>> Start Information shown

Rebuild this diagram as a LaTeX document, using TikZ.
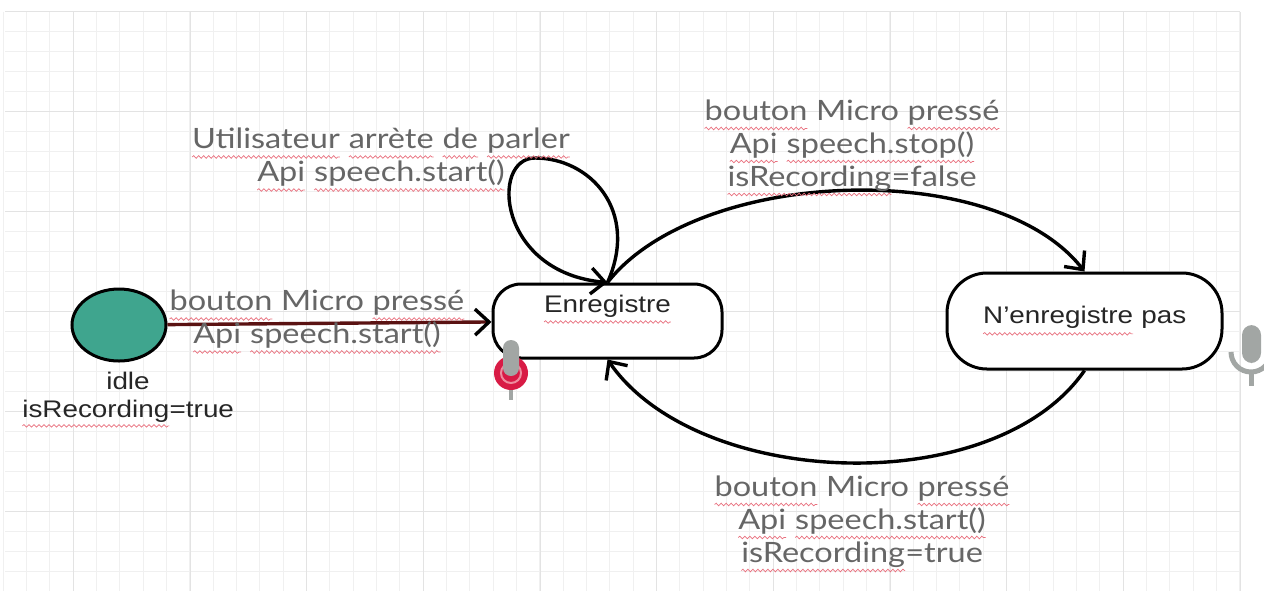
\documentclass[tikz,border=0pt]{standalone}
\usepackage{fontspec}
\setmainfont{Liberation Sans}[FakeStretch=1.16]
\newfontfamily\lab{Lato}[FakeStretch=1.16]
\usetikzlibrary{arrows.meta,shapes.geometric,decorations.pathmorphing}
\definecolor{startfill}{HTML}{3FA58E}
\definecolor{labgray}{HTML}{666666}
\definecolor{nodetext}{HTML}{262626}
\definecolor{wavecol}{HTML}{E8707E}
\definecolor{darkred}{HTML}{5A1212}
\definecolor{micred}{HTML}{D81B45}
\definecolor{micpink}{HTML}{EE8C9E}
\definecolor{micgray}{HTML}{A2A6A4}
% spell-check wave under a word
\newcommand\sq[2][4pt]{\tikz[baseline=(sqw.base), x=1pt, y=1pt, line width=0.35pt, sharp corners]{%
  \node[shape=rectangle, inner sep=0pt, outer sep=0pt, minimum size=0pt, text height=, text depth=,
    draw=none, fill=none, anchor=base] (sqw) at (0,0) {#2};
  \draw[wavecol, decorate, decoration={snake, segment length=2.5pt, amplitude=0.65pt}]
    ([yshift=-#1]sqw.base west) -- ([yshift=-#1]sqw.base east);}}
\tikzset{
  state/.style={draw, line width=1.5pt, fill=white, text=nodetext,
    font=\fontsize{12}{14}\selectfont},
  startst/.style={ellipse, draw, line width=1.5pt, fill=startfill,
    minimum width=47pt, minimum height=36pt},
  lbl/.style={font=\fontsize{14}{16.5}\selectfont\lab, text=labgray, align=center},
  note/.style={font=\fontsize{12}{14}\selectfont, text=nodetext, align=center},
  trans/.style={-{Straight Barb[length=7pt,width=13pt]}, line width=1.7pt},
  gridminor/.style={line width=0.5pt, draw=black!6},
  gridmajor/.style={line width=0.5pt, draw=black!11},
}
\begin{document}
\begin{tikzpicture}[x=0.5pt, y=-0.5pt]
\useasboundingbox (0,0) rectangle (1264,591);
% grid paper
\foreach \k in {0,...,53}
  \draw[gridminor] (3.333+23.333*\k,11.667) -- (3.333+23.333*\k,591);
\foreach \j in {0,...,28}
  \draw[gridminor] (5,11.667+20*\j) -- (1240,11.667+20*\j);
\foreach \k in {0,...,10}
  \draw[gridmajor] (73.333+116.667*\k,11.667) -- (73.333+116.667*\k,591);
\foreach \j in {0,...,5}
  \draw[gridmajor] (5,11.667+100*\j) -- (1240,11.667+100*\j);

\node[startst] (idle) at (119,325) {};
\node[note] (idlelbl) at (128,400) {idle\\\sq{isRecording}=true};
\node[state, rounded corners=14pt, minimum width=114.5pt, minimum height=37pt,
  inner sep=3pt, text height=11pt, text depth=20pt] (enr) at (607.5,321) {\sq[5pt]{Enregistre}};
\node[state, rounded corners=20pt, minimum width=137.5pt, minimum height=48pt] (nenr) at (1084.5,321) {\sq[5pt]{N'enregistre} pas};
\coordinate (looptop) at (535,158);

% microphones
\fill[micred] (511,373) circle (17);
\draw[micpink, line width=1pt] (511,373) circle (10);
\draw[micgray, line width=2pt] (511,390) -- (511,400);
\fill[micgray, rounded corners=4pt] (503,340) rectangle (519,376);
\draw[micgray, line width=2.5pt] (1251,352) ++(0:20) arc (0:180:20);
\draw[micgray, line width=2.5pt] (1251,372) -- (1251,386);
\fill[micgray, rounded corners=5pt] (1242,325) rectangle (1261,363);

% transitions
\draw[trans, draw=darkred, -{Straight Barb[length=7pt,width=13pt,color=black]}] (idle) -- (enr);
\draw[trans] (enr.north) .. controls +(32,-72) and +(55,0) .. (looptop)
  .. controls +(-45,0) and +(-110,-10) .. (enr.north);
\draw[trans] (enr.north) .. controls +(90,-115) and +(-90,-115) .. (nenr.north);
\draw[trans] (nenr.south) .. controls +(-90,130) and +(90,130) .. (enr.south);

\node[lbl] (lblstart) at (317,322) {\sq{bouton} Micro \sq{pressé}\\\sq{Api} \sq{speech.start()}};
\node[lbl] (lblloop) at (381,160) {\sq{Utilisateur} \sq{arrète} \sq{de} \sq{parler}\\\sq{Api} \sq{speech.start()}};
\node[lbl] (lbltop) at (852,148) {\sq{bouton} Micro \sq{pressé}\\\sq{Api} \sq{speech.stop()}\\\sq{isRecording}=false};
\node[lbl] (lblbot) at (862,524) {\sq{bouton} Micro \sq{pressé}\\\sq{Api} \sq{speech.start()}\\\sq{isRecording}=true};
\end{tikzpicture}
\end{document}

>> End Information shown

• [Set exercise] Reproduce every line of the material precisely, omitting its pictures.

• [Output of the task]
Rebuild this diagram as a LaTeX document, using TikZ.
\documentclass[tikz,border=0pt]{standalone}
\usepackage{fontspec}
\setmainfont{Liberation Sans}[FakeStretch=1.16]
\newfontfamily\lab{Lato}[FakeStretch=1.16]
\usetikzlibrary{arrows.meta,shapes.geometric,decorations.pathmorphing}
\definecolor{startfill}{HTML}{3FA58E}
\definecolor{labgray}{HTML}{666666}
\definecolor{nodetext}{HTML}{262626}
\definecolor{wavecol}{HTML}{E8707E}
\definecolor{darkred}{HTML}{5A1212}
\definecolor{micred}{HTML}{D81B45}
\definecolor{micpink}{HTML}{EE8C9E}
\definecolor{micgray}{HTML}{A2A6A4}
% spell-check wave under a word
\newcommand\sq[2][4pt]{\tikz[baseline=(sqw.base), x=1pt, y=1pt, line width=0.35pt, sharp corners]{%
  \node[shape=rectangle, inner sep=0pt, outer sep=0pt, minimum size=0pt, text height=, text depth=,
    draw=none, fill=none, anchor=base] (sqw) at (0,0) {#2};
  \draw[wavecol, decorate, decoration={snake, segment length=2.5pt, amplitude=0.65pt}]
    ([yshift=-#1]sqw.base west) -- ([yshift=-#1]sqw.base east);}}
\tikzset{
  state/.style={draw, line width=1.5pt, fill=white, text=nodetext,
    font=\fontsize{12}{14}\selectfont},
  startst/.style={ellipse, draw, line width=1.5pt, fill=startfill,
    minimum width=47pt, minimum height=36pt},
  lbl/.style={font=\fontsize{14}{16.5}\selectfont\lab, text=labgray, align=center},
  note/.style={font=\fontsize{12}{14}\selectfont, text=nodetext, align=center},
  trans/.style={-{Straight Barb[length=7pt,width=13pt]}, line width=1.7pt},
  gridminor/.style={line width=0.5pt, draw=black!6},
  gridmajor/.style={line width=0.5pt, draw=black!11},
}
\begin{document}
\begin{tikzpicture}[x=0.5pt, y=-0.5pt]
\useasboundingbox (0,0) rectangle (1264,591);
% grid paper
\foreach \k in {0,...,53}
  \draw[gridminor] (3.333+23.333*\k,11.667) -- (3.333+23.333*\k,591);
\foreach \j in {0,...,28}
  \draw[gridminor] (5,11.667+20*\j) -- (1240,11.667+20*\j);
\foreach \k in {0,...,10}
  \draw[gridmajor] (73.333+116.667*\k,11.667) -- (73.333+116.667*\k,591);
\foreach \j in {0,...,5}
  \draw[gridmajor] (5,11.667+100*\j) -- (1240,11.667+100*\j);

\node[startst] (idle) at (119,325) {};
\node[note] (idlelbl) at (128,400) {idle\\\sq{isRecording}=true};
\node[state, rounded corners=14pt, minimum width=114.5pt, minimum height=37pt,
  inner sep=3pt, text height=11pt, text depth=20pt] (enr) at (607.5,321) {\sq[5pt]{Enregistre}};
\node[state, rounded corners=20pt, minimum width=137.5pt, minimum height=48pt] (nenr) at (1084.5,321) {\sq[5pt]{N'enregistre} pas};
\coordinate (looptop) at (535,158);

% microphones
\fill[micred] (511,373) circle (17);
\draw[micpink, line width=1pt] (511,373) circle (10);
\draw[micgray, line width=2pt] (511,390) -- (511,400);
\fill[micgray, rounded corners=4pt] (503,340) rectangle (519,376);
\draw[micgray, line width=2.5pt] (1251,352) ++(0:20) arc (0:180:20);
\draw[micgray, line width=2.5pt] (1251,372) -- (1251,386);
\fill[micgray, rounded corners=5pt] (1242,325) rectangle (1261,363);

% transitions
\draw[trans, draw=darkred, -{Straight Barb[length=7pt,width=13pt,color=black]}] (idle) -- (enr);
\draw[trans] (enr.north) .. controls +(32,-72) and +(55,0) .. (looptop)
  .. controls +(-45,0) and +(-110,-10) .. (enr.north);
\draw[trans] (enr.north) .. controls +(90,-115) and +(-90,-115) .. (nenr.north);
\draw[trans] (nenr.south) .. controls +(-90,130) and +(90,130) .. (enr.south);

\node[lbl] (lblstart) at (317,322) {\sq{bouton} Micro \sq{pressé}\\\sq{Api} \sq{speech.start()}};
\node[lbl] (lblloop) at (381,160) {\sq{Utilisateur} \sq{arrète} \sq{de} \sq{parler}\\\sq{Api} \sq{speech.start()}};
\node[lbl] (lbltop) at (852,148) {\sq{bouton} Micro \sq{pressé}\\\sq{Api} \sq{speech.stop()}\\\sq{isRecording}=false};
\node[lbl] (lblbot) at (862,524) {\sq{bouton} Micro \sq{pressé}\\\sq{Api} \sq{speech.start()}\\\sq{isRecording}=true};
\end{tikzpicture}
\end{document}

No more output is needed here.